* DATASET EXCERPT *

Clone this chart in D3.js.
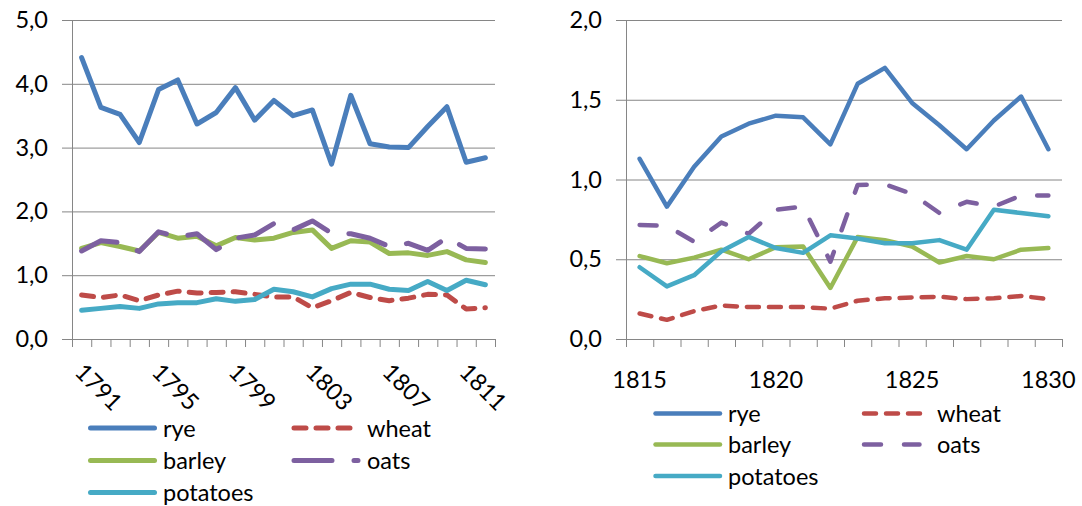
<!DOCTYPE html>
<html>
<head>
<meta charset="utf-8">
<script src="https://cdn.jsdelivr.net/npm/d3@7"></script>
<style>
  body { margin: 0; background: #fff; }
  svg text { font-family: Lato, "Open Sans", sans-serif; font-weight: 400; fill: #000; }
</style>
</head>
<body>
<svg id="vis" width="1082" height="506"></svg>
<script>
// left panel, 1791-1812
const yearsA = d3.range(1791, 1813);
const labelsA = ['1791', '1795', '1799', '1803', '1807', '1811'];
const ryeA      = [4.41, 3.63, 3.52, 3.08, 3.91, 4.06, 3.37, 3.55, 3.94, 3.43, 3.74, 3.50, 3.59, 2.74, 3.82, 3.06, 3.01, 3.00, 3.33, 3.64, 2.77, 2.84];
const wheatA    = [0.69, 0.65, 0.69, 0.60, 0.69, 0.75, 0.72, 0.73, 0.74, 0.70, 0.66, 0.66, 0.49, 0.60, 0.73, 0.65, 0.60, 0.64, 0.70, 0.69, 0.47, 0.49];
const barleyA   = [1.42, 1.51, 1.45, 1.38, 1.67, 1.58, 1.61, 1.46, 1.59, 1.55, 1.58, 1.67, 1.71, 1.42, 1.54, 1.52, 1.34, 1.35, 1.31, 1.37, 1.24, 1.20];
const oatsA     = [1.38, 1.54, 1.51, 1.37, 1.68, 1.60, 1.65, 1.40, 1.58, 1.63, 1.81, 1.71, 1.85, 1.66, 1.65, 1.58, 1.45, 1.50, 1.39, 1.59, 1.42, 1.41];
const potatoesA = [0.45, 0.48, 0.51, 0.48, 0.55, 0.57, 0.57, 0.63, 0.59, 0.62, 0.78, 0.74, 0.66, 0.79, 0.86, 0.86, 0.78, 0.76, 0.90, 0.76, 0.92, 0.85];
const yTicksA = [0, 1, 2, 3, 4, 5];

// right panel, 1815-1830
const yearsB = d3.range(1815, 1831);
const labelsB = ['1815', '1820', '1825', '1830'];
const ryeB      = [1.13, 0.83, 1.08, 1.27, 1.35, 1.40, 1.39, 1.22, 1.60, 1.70, 1.48, 1.34, 1.19, 1.37, 1.52, 1.19];
const wheatB    = [0.16, 0.12, 0.175, 0.21, 0.20, 0.20, 0.20, 0.19, 0.24, 0.255, 0.26, 0.265, 0.25, 0.255, 0.27, 0.25];
const barleyB   = [0.52, 0.475, 0.51, 0.56, 0.50, 0.575, 0.58, 0.32, 0.64, 0.62, 0.58, 0.48, 0.52, 0.50, 0.56, 0.57];
const oatsB     = [0.715, 0.71, 0.61, 0.73, 0.66, 0.81, 0.83, 0.485, 0.965, 0.97, 0.91, 0.79, 0.86, 0.83, 0.90, 0.90];
const potatoesB = [0.45, 0.33, 0.40, 0.55, 0.64, 0.57, 0.54, 0.65, 0.63, 0.60, 0.60, 0.62, 0.56, 0.81, 0.79, 0.77];
const yTicksB = [0, 0.5, 1, 1.5, 2];

const seriesNames = ['rye', 'wheat', 'barley', 'oats', 'potatoes'];
const COLOURS = {rye: '#4a7ebb', wheat: '#be4b48', barley: '#98b954', oats: '#7d60a0', potatoes: '#46aac5'};
const GRID = '#868686';
const FONT_SIZE = '23.5px';

var svg = d3.select('#vis');

function drawPanel(cfg) {
    var g = svg.append('g');
    var n = cfg.years.length;
    var x = d3.scaleLinear().domain([0, n]).range([cfg.left, cfg.right]);
    var y = d3.scaleLinear().domain([0, cfg.yMax]).range([cfg.bottom, cfg.top]);

    // gridlines
    g.append('g').attr('transform', 'translate(' + cfg.left + ',0)')
        .call(d3.axisLeft(y).tickValues(cfg.yTicks.slice(1)).tickSize(-(cfg.right - cfg.left)).tickFormat(''))
        .call(a => a.select('.domain').remove())
        .selectAll('line').attr('stroke', GRID);

    // y axis
    var ya = g.append('g').attr('transform', 'translate(' + cfg.left + ',0)')
        .call(d3.axisLeft(y).tickValues(cfg.yTicks).tickSize(10).tickSizeOuter(0).tickPadding(14)
            .tickFormat(d => d.toFixed(1).replace('.', ',')));
    ya.selectAll('line').attr('stroke', GRID);
    ya.select('.domain').attr('stroke', GRID);
    ya.selectAll('text').style('font-size', FONT_SIZE).attr('fill', '#000');

    // x axis: ticks between categories
    var xa = g.append('g').attr('transform', 'translate(0,' + cfg.bottom + ')')
        .call(d3.axisBottom(x).tickValues(d3.range(n + 1)).tickSize(8).tickSizeOuter(0).tickFormat(''));
    xa.selectAll('line').attr('stroke', GRID);
    xa.select('.domain').attr('stroke', GRID);

    var xc = i => x(i + 0.5);
    var labs = g.append('g').selectAll('text').data(cfg.labels).enter().append('text')
        .style('font-size', FONT_SIZE);
    if (cfg.rotate) {
        labs.attr('text-anchor', 'middle').attr('dominant-baseline', 'central')
            .attr('transform', d => 'translate(' + (xc(cfg.years.indexOf(+d)) + 17.5) + ',386.5) rotate(45)')
            .text(d => d);
    } else {
        labs.attr('text-anchor', 'middle')
            .attr('x', d => xc(cfg.years.indexOf(+d))).attr('y', 388)
            .text(d => d);
    }

    var line = d3.line().x((d, i) => xc(i)).y(d => y(d));
    seriesNames.forEach(function(name) {
        g.append('path').datum(cfg.data[name])
            .attr('d', line).attr('fill', 'none')
            .attr('stroke', COLOURS[name]).attr('stroke-width', cfg.lw)
            .attr('stroke-linejoin', 'round').attr('stroke-linecap', 'round')
            .attr('stroke-dasharray', cfg.dash[name] || null);
    });

    // legend
    var leg = g.append('g');
    cfg.legend.forEach(function(item) {
        leg.append('line').attr('x1', item.x).attr('x2', item.x + item.len).attr('y1', item.y).attr('y2', item.y)
            .attr('stroke', COLOURS[item.name]).attr('stroke-width', cfg.lw)
            .attr('stroke-linecap', 'round').attr('stroke-dasharray', cfg.dash[item.name] || null);
        leg.append('text').attr('x', item.tx).attr('y', item.y + 8.5)
            .style('font-size', FONT_SIZE).text(item.name);
    });
}

drawPanel({
    years: yearsA, labels: labelsA, yTicks: yTicksA, yMax: 5,
    left: 72, right: 495, top: 20, bottom: 339, rotate: true, lw: 5,
    data: {rye: ryeA, wheat: wheatA, barley: barleyA, oats: oatsA, potatoes: potatoesA},
    dash: {wheat: '12,10', oats: '38,22'},
    legend: [
        {name: 'rye', x: 90.5, len: 64, y: 428, tx: 163},
        {name: 'wheat', x: 294, len: 56, y: 428, tx: 367},
        {name: 'barley', x: 90.5, len: 64, y: 460.5, tx: 163},
        {name: 'oats', x: 294, len: 64, y: 460.5, tx: 367},
        {name: 'potatoes', x: 90.5, len: 64, y: 492.5, tx: 163}
    ]
});

drawPanel({
    years: yearsB, labels: labelsB, yTicks: yTicksB, yMax: 2,
    left: 626, right: 1062, top: 20, bottom: 339, rotate: false, lw: 4.5,
    data: {rye: ryeB, wheat: wheatB, barley: barleyB, oats: oatsB, potatoes: potatoesB},
    dash: {wheat: '12,10', oats: '17,23'},
    legend: [
        {name: 'rye', x: 655.5, len: 64.5, y: 413.5, tx: 728},
        {name: 'wheat', x: 864, len: 56.5, y: 413.5, tx: 937},
        {name: 'barley', x: 655.5, len: 64.5, y: 444.5, tx: 728},
        {name: 'oats', x: 864, len: 55.5, y: 444.5, tx: 937},
        {name: 'potatoes', x: 655.5, len: 64.5, y: 476, tx: 728}
    ]
});
</script>
</body>
</html>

* WORK TO DO *
Restate the material word for word from its first line through the line containing "const yTicksA = [0, 1, 2, 3, 4, 5];", both included; the pictures do not belong in it.

* FINISHED TASK *
Clone this chart in D3.js.
<!DOCTYPE html>
<html>
<head>
<meta charset="utf-8">
<script src="https://cdn.jsdelivr.net/npm/d3@7"></script>
<style>
  body { margin: 0; background: #fff; }
  svg text { font-family: Lato, "Open Sans", sans-serif; font-weight: 400; fill: #000; }
</style>
</head>
<body>
<svg id="vis" width="1082" height="506"></svg>
<script>
// left panel, 1791-1812
const yearsA = d3.range(1791, 1813);
const labelsA = ['1791', '1795', '1799', '1803', '1807', '1811'];
const ryeA      = [4.41, 3.63, 3.52, 3.08, 3.91, 4.06, 3.37, 3.55, 3.94, 3.43, 3.74, 3.50, 3.59, 2.74, 3.82, 3.06, 3.01, 3.00, 3.33, 3.64, 2.77, 2.84];
const wheatA    = [0.69, 0.65, 0.69, 0.60, 0.69, 0.75, 0.72, 0.73, 0.74, 0.70, 0.66, 0.66, 0.49, 0.60, 0.73, 0.65, 0.60, 0.64, 0.70, 0.69, 0.47, 0.49];
const barleyA   = [1.42, 1.51, 1.45, 1.38, 1.67, 1.58, 1.61, 1.46, 1.59, 1.55, 1.58, 1.67, 1.71, 1.42, 1.54, 1.52, 1.34, 1.35, 1.31, 1.37, 1.24, 1.20];
const oatsA     = [1.38, 1.54, 1.51, 1.37, 1.68, 1.60, 1.65, 1.40, 1.58, 1.63, 1.81, 1.71, 1.85, 1.66, 1.65, 1.58, 1.45, 1.50, 1.39, 1.59, 1.42, 1.41];
const potatoesA = [0.45, 0.48, 0.51, 0.48, 0.55, 0.57, 0.57, 0.63, 0.59, 0.62, 0.78, 0.74, 0.66, 0.79, 0.86, 0.86, 0.78, 0.76, 0.90, 0.76, 0.92, 0.85];
const yTicksA = [0, 1, 2, 3, 4, 5];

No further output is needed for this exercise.